## What is expected
Copy exactly the lines from the line containing "Output the Python" to the line containing "from matplotlib.ticker import MultipleLocator", both lines included, and omit any pictures.

## Exercise data
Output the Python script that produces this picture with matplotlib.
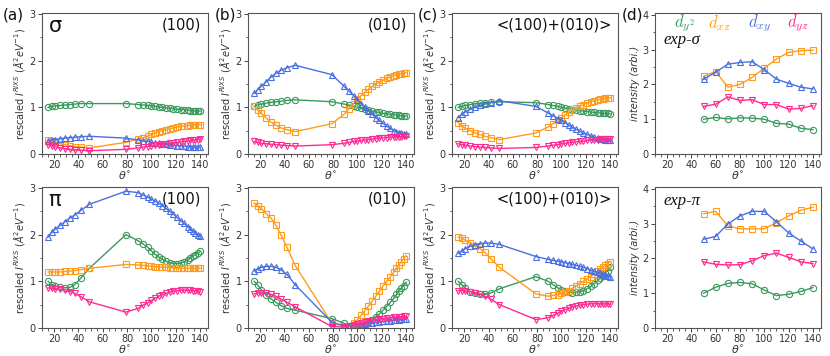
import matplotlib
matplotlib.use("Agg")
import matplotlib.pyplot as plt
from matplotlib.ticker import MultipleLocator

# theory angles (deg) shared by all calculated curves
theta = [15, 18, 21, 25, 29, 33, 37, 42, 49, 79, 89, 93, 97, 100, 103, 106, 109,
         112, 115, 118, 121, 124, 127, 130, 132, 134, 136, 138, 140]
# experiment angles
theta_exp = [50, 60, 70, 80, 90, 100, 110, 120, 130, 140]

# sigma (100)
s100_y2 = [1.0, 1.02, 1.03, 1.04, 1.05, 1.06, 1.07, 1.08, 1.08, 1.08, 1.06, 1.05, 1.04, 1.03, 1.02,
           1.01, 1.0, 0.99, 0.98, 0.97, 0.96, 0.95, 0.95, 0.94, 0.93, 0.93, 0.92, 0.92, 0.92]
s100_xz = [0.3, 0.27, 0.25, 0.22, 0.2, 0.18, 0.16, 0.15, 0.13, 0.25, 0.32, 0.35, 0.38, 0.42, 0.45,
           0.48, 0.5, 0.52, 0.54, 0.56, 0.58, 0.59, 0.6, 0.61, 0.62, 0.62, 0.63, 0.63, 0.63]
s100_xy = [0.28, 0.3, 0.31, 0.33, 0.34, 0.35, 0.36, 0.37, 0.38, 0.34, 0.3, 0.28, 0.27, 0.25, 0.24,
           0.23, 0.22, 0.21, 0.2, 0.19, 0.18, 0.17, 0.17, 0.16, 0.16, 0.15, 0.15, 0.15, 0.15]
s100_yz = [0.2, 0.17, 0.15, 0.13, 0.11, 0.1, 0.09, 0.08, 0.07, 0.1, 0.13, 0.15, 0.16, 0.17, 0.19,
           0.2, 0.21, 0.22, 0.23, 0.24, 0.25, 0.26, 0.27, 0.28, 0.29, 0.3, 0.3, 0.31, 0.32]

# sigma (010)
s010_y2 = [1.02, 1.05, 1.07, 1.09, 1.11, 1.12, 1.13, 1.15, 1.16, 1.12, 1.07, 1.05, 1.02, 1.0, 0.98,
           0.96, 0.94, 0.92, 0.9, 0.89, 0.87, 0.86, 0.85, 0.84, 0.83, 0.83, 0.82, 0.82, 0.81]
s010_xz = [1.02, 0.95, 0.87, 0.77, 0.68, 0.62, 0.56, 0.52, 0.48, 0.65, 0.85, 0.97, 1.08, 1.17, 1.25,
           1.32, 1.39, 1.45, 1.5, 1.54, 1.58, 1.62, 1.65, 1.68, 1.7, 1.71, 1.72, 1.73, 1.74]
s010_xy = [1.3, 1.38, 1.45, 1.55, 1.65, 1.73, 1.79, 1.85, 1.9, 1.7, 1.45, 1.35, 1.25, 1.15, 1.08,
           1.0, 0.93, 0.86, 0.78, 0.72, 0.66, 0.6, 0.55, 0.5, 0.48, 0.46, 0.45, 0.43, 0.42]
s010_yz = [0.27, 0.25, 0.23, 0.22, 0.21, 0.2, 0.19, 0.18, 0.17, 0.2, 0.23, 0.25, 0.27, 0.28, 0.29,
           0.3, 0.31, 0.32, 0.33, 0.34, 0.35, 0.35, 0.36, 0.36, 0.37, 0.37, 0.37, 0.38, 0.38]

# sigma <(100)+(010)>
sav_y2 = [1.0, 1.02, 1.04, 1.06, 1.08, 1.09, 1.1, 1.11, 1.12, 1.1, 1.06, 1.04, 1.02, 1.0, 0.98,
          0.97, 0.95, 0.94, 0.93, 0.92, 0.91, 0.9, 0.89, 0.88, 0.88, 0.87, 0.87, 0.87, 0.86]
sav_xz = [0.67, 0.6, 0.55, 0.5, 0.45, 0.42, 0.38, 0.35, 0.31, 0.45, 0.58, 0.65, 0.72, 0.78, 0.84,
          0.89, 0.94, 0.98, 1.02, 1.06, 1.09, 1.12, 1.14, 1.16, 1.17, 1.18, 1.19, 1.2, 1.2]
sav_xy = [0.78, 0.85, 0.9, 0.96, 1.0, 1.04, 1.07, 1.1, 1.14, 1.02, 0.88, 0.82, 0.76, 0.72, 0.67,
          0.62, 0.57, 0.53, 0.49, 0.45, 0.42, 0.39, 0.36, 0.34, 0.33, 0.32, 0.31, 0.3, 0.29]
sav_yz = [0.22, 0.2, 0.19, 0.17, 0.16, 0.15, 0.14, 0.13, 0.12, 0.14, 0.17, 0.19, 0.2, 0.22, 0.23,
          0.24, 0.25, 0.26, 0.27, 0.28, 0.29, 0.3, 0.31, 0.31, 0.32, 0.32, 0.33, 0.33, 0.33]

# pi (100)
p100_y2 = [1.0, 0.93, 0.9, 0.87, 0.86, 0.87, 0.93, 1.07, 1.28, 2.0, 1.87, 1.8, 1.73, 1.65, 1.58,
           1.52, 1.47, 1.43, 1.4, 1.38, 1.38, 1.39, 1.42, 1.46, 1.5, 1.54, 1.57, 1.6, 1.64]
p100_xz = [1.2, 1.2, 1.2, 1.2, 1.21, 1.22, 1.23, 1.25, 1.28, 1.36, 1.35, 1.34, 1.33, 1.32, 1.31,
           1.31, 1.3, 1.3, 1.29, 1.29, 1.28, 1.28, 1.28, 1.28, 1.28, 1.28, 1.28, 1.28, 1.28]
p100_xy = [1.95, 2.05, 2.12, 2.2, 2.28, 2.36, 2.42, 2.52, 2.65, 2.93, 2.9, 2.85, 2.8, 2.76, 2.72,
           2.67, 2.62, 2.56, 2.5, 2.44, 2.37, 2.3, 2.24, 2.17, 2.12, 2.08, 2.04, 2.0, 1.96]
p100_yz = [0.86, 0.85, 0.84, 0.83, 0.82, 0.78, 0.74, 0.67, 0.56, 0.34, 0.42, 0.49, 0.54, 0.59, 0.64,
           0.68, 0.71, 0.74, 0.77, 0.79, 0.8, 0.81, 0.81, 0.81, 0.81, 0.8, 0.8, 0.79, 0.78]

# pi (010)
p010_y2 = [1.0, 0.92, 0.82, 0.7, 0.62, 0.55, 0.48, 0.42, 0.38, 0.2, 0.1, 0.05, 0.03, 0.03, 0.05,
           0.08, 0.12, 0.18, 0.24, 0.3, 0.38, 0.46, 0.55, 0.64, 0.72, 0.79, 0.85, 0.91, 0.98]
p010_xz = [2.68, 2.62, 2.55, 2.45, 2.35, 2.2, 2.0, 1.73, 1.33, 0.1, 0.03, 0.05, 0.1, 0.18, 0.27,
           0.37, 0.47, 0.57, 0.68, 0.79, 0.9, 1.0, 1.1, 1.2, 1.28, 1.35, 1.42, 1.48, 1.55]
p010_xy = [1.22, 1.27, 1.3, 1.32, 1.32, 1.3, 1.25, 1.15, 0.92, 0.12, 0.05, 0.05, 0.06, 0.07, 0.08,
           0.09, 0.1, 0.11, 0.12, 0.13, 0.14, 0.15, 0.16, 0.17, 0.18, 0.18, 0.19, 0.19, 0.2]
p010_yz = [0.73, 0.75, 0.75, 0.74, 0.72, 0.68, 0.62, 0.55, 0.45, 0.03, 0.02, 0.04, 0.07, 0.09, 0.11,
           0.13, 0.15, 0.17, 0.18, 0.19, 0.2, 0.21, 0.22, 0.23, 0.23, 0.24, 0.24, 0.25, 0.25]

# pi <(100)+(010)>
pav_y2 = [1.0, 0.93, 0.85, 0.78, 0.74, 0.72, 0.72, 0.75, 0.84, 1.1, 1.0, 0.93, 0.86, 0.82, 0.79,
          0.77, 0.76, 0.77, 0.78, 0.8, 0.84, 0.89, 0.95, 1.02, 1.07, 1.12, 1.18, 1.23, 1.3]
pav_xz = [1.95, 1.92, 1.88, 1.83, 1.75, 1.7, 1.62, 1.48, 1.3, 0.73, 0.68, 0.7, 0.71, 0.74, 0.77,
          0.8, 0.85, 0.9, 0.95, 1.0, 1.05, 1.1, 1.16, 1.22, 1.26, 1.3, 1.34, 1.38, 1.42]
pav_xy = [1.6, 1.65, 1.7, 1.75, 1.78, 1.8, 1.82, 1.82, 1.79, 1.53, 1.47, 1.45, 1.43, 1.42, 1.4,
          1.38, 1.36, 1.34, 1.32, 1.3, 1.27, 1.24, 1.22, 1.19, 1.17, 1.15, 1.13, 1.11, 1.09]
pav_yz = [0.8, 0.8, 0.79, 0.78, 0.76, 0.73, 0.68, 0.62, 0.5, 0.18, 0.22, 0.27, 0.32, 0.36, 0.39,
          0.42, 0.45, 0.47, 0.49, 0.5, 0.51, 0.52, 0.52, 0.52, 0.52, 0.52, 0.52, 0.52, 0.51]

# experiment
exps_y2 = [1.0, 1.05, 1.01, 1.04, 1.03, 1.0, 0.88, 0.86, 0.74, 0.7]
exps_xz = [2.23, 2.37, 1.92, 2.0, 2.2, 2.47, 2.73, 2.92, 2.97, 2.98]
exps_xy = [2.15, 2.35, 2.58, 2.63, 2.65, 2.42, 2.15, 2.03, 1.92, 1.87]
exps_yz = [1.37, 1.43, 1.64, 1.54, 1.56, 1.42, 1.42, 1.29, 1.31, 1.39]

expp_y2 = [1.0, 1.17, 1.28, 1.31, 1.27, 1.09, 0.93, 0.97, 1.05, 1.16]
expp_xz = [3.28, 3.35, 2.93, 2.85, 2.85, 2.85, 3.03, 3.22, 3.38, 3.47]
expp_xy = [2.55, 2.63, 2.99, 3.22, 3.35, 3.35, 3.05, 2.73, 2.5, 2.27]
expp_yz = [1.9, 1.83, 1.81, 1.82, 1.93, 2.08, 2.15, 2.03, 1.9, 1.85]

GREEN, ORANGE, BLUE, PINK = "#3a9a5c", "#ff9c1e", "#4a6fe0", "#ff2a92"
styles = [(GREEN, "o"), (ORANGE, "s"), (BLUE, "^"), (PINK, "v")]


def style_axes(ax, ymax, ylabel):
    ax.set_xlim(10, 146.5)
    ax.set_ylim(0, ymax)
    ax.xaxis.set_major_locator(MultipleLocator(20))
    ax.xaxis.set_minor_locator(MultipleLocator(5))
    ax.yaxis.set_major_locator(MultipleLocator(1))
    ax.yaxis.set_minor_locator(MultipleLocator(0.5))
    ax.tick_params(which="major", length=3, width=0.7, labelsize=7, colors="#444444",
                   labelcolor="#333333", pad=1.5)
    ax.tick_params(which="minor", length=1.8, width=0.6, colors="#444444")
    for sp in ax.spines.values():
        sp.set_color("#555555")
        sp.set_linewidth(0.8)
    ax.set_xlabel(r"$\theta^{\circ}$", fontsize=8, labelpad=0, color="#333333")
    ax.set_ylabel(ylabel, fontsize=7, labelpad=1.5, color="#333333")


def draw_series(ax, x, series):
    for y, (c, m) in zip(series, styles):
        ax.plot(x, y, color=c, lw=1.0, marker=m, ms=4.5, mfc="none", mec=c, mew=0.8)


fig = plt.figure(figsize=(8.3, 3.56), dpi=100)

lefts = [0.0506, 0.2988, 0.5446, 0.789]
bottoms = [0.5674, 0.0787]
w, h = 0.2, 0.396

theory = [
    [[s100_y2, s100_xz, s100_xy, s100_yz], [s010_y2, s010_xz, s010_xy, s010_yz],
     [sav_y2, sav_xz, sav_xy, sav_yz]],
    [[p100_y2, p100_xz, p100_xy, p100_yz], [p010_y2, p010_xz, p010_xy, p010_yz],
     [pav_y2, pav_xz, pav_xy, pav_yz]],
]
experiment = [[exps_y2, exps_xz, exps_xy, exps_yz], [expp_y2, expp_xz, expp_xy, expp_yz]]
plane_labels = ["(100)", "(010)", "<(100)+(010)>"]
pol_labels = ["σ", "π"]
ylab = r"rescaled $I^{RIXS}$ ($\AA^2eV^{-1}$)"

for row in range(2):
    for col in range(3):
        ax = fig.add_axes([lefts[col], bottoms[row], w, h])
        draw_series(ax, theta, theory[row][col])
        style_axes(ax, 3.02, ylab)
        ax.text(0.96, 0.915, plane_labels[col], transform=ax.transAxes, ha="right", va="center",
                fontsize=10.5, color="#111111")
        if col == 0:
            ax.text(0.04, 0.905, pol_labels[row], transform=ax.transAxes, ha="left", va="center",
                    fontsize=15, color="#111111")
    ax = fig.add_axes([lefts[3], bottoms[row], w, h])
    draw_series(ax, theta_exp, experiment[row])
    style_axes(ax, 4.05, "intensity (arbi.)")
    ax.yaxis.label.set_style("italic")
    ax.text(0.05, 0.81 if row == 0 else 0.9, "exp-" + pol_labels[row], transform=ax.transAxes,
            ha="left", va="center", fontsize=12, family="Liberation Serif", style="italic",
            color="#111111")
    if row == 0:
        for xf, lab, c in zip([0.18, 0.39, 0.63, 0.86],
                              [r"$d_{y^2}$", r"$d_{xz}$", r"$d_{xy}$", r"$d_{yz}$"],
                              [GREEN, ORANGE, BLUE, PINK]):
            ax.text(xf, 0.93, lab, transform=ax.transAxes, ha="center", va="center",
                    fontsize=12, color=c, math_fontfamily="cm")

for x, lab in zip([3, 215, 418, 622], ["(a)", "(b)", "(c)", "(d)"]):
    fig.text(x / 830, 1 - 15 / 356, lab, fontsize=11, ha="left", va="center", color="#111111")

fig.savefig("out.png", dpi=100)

* * *

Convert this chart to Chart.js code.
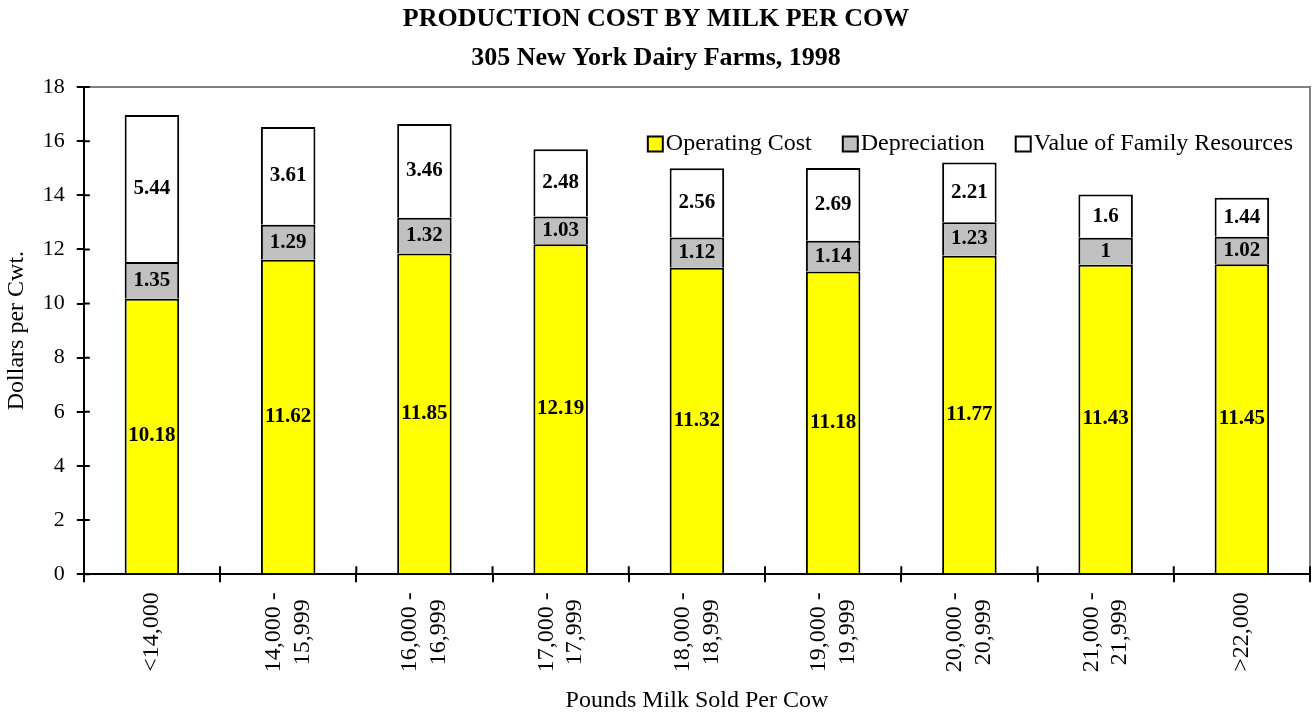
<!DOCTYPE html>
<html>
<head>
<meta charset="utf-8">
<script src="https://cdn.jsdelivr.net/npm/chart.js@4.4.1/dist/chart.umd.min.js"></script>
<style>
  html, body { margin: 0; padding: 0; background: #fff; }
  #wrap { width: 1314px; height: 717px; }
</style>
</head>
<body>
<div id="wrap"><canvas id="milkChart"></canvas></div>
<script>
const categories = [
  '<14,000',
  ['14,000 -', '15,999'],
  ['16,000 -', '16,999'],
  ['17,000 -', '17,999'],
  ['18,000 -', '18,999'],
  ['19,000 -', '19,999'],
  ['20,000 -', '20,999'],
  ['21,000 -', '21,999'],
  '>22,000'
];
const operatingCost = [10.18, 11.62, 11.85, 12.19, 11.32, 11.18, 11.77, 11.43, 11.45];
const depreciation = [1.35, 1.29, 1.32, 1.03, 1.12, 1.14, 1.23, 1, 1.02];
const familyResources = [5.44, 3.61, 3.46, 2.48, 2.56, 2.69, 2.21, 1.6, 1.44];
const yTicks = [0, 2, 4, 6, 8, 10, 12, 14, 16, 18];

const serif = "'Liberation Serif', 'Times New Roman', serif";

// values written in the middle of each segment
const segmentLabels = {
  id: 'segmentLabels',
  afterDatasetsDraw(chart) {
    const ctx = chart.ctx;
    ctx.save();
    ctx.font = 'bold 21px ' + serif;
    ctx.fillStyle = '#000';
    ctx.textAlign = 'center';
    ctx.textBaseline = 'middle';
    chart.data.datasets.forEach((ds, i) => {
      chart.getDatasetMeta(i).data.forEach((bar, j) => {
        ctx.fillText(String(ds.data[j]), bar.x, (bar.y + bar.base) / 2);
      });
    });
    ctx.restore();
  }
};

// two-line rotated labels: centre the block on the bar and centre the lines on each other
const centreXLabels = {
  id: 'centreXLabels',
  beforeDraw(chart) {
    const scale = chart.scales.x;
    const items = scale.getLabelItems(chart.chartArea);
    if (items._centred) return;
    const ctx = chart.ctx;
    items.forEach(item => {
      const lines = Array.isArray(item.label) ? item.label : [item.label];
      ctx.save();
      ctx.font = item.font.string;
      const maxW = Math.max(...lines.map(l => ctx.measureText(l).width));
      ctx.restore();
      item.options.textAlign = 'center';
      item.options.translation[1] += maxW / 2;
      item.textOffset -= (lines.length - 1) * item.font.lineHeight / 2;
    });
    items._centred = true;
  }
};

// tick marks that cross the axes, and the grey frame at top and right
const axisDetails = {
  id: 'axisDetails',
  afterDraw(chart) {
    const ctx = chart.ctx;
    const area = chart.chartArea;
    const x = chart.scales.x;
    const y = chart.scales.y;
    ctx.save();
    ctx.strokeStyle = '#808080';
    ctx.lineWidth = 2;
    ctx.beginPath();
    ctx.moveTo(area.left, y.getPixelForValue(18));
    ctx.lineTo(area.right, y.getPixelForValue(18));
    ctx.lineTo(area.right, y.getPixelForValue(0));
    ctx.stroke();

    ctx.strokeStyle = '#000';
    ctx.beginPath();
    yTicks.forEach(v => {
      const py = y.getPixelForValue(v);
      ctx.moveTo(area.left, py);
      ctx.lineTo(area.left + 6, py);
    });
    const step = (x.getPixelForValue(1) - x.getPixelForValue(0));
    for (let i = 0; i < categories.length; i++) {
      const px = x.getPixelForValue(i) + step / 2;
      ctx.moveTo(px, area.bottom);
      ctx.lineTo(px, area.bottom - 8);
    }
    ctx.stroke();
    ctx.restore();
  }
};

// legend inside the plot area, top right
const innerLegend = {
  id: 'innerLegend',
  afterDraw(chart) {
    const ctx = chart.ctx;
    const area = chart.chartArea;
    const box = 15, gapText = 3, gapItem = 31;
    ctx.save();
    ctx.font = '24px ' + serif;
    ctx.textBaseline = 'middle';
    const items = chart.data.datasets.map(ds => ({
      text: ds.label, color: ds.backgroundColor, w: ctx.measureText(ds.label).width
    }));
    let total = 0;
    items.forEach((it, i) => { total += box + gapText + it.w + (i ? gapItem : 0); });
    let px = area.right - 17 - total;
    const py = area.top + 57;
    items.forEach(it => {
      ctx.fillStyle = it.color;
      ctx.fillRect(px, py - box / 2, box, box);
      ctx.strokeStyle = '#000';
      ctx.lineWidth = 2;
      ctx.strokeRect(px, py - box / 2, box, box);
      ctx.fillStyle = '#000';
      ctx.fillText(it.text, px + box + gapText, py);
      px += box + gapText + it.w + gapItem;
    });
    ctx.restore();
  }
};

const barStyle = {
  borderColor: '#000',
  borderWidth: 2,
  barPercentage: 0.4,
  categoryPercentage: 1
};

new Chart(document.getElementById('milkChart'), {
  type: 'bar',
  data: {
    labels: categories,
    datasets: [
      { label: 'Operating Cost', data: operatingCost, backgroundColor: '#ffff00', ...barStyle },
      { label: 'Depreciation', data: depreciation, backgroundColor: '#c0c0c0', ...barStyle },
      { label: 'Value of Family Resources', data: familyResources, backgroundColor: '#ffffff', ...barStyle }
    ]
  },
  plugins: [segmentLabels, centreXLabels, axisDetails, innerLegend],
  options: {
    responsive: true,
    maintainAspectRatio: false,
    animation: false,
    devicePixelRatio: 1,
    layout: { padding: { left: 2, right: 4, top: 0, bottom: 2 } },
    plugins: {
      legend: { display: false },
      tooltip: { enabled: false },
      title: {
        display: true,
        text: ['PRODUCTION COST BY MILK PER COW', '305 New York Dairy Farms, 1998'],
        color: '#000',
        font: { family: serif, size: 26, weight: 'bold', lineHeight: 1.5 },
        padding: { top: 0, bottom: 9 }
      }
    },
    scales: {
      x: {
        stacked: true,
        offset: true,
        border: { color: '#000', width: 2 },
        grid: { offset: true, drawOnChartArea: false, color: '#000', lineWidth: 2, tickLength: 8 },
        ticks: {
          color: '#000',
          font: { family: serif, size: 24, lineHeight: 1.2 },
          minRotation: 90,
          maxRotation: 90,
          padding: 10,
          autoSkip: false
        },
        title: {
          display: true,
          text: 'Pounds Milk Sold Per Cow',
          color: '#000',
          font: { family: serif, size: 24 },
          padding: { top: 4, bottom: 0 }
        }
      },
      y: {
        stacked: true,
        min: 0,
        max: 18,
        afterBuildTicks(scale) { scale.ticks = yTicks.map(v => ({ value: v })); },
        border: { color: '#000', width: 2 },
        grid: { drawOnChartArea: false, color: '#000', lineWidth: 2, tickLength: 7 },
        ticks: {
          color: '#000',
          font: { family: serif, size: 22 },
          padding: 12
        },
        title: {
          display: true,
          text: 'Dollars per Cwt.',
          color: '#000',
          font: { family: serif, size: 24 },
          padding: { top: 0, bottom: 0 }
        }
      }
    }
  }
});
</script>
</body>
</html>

## Correct response
Output the Python script that produces this picture with matplotlib.
import matplotlib
matplotlib.use("Agg")
import matplotlib.pyplot as plt
from matplotlib.ticker import MultipleLocator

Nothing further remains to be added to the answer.